• SET TASK
Reproduce, word for word, the span of lines starting at the line holding "Clone this chart in Altair." and ending at the line holding "y_scale = alt.Scale(domain=[0, 25], nice=False)". Omit every picture.

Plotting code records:
○ ○ ○ ○ ○

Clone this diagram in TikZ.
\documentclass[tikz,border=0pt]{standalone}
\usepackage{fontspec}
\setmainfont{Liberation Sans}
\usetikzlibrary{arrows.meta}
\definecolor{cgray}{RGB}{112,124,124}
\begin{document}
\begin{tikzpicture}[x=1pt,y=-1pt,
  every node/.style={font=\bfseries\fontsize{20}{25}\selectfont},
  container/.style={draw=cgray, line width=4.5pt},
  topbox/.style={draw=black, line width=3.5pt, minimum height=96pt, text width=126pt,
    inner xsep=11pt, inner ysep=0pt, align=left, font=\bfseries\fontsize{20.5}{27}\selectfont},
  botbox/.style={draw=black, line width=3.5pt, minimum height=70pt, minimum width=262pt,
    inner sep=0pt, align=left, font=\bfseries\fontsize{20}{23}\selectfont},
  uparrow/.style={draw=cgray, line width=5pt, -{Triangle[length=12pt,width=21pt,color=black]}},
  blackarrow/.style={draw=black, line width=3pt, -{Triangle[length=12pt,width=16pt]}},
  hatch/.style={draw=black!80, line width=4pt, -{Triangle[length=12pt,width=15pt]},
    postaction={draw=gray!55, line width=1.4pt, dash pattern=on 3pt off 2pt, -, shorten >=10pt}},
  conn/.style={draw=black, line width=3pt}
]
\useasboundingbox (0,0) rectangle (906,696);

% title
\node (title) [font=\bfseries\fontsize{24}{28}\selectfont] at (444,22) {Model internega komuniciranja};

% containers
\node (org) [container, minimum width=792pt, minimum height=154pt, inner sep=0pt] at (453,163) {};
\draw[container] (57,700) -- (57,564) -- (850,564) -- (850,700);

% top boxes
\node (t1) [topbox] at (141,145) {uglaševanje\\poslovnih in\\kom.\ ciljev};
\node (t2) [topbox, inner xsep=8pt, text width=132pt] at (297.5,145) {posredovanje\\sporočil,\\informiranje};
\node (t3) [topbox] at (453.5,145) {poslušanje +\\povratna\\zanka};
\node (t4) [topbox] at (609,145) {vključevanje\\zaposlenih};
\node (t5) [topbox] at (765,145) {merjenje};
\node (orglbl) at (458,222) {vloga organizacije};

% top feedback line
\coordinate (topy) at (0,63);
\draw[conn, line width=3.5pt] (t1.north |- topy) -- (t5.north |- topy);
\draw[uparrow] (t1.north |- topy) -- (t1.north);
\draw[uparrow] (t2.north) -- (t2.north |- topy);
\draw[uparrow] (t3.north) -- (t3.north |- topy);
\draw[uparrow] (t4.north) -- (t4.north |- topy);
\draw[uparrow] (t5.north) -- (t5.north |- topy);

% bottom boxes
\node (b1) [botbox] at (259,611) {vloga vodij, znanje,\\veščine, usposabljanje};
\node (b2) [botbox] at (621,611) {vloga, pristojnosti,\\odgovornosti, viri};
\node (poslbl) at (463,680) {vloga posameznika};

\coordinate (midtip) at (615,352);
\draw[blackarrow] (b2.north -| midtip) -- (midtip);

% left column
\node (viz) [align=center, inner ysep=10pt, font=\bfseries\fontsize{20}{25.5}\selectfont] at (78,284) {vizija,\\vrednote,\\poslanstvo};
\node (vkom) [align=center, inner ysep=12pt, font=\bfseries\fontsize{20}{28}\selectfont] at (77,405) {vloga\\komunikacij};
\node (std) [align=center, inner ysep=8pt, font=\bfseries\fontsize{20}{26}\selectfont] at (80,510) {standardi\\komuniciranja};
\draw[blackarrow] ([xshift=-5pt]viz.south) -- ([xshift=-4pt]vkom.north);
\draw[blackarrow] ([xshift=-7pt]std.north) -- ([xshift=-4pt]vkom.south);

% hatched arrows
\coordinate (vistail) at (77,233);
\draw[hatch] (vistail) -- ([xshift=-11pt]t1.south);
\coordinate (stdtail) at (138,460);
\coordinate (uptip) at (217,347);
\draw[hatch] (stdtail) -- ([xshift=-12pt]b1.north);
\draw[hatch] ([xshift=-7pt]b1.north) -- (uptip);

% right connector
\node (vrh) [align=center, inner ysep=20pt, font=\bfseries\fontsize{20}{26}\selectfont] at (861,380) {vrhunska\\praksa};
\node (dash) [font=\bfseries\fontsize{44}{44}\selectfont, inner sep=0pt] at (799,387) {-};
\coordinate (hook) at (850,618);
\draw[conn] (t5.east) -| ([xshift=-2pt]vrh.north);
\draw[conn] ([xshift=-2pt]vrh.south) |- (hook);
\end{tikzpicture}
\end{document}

○ ○ ○ ○ ○

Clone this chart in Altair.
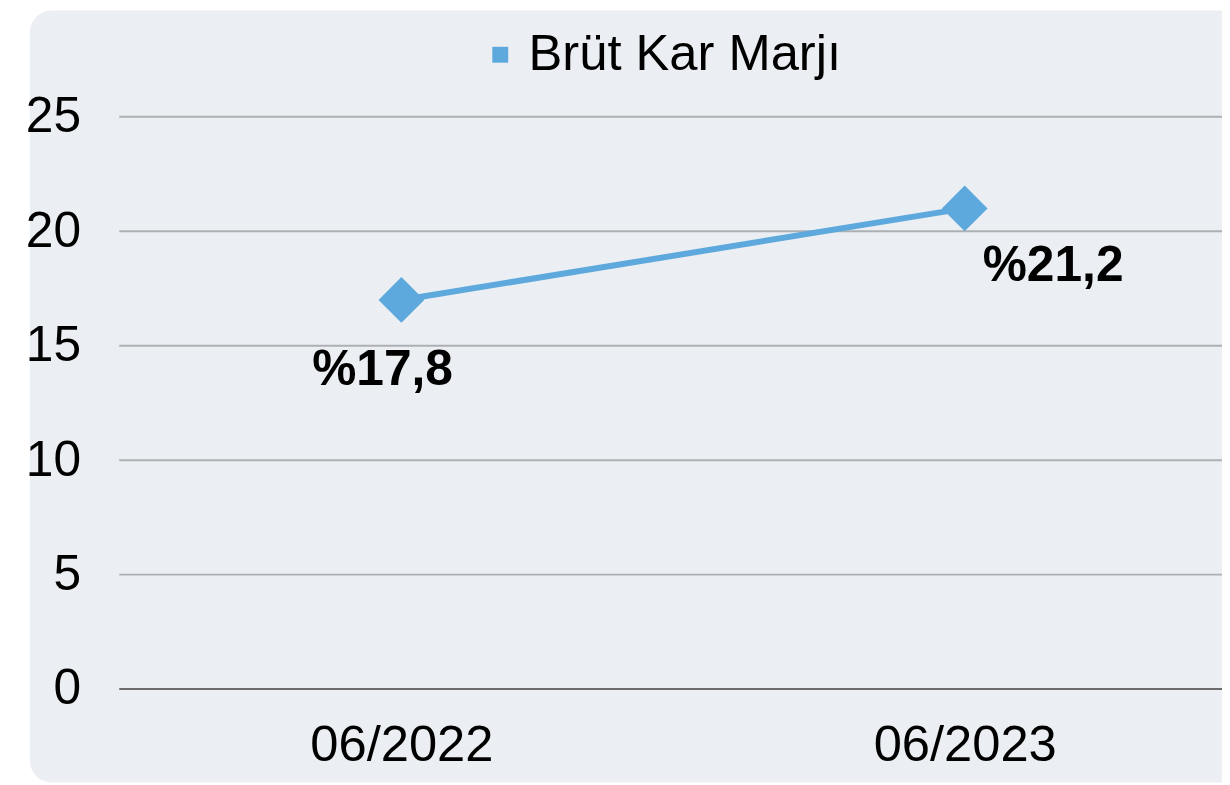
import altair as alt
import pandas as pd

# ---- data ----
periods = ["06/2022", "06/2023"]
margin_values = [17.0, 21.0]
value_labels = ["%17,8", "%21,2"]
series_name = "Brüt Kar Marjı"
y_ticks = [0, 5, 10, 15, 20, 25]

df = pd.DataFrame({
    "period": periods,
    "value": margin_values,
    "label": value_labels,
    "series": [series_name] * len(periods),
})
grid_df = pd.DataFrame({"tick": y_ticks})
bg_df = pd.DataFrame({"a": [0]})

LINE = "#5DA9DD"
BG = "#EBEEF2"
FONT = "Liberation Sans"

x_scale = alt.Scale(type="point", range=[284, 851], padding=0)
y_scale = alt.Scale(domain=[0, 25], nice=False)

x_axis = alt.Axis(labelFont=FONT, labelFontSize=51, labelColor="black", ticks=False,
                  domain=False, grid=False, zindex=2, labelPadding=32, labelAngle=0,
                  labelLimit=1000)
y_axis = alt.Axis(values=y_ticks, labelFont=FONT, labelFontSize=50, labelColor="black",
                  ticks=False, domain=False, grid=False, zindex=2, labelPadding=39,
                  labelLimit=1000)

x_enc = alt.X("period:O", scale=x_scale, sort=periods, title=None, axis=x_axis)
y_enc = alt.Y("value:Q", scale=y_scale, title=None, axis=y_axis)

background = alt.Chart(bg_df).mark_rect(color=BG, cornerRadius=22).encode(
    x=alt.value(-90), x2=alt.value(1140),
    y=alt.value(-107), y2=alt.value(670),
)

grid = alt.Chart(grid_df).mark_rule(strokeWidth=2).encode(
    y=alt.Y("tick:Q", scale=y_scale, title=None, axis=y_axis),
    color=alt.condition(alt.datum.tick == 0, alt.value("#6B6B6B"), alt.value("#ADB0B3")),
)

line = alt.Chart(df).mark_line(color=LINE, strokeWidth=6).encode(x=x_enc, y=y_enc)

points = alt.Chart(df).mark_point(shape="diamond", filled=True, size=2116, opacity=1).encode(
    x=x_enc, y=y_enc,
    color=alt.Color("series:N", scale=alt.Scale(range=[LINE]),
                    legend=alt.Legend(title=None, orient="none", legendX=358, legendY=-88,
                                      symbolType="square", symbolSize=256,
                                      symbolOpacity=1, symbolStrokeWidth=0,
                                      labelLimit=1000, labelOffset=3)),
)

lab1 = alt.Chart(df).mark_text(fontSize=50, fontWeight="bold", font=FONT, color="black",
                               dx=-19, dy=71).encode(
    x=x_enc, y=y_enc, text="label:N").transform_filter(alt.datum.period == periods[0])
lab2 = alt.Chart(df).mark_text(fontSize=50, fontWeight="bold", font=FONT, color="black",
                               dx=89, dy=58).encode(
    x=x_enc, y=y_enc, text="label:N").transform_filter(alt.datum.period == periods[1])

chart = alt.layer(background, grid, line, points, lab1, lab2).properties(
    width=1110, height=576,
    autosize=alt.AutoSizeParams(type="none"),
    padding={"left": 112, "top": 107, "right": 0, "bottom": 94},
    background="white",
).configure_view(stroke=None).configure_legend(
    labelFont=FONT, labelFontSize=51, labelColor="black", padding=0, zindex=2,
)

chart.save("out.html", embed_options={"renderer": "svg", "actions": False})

○ ○ ○ ○ ○

• ANSWER TO THE TASK
Clone this chart in Altair.
import altair as alt
import pandas as pd

# ---- data ----
periods = ["06/2022", "06/2023"]
margin_values = [17.0, 21.0]
value_labels = ["%17,8", "%21,2"]
series_name = "Brüt Kar Marjı"
y_ticks = [0, 5, 10, 15, 20, 25]

df = pd.DataFrame({
    "period": periods,
    "value": margin_values,
    "label": value_labels,
    "series": [series_name] * len(periods),
})
grid_df = pd.DataFrame({"tick": y_ticks})
bg_df = pd.DataFrame({"a": [0]})

LINE = "#5DA9DD"
BG = "#EBEEF2"
FONT = "Liberation Sans"

x_scale = alt.Scale(type="point", range=[284, 851], padding=0)
y_scale = alt.Scale(domain=[0, 25], nice=False)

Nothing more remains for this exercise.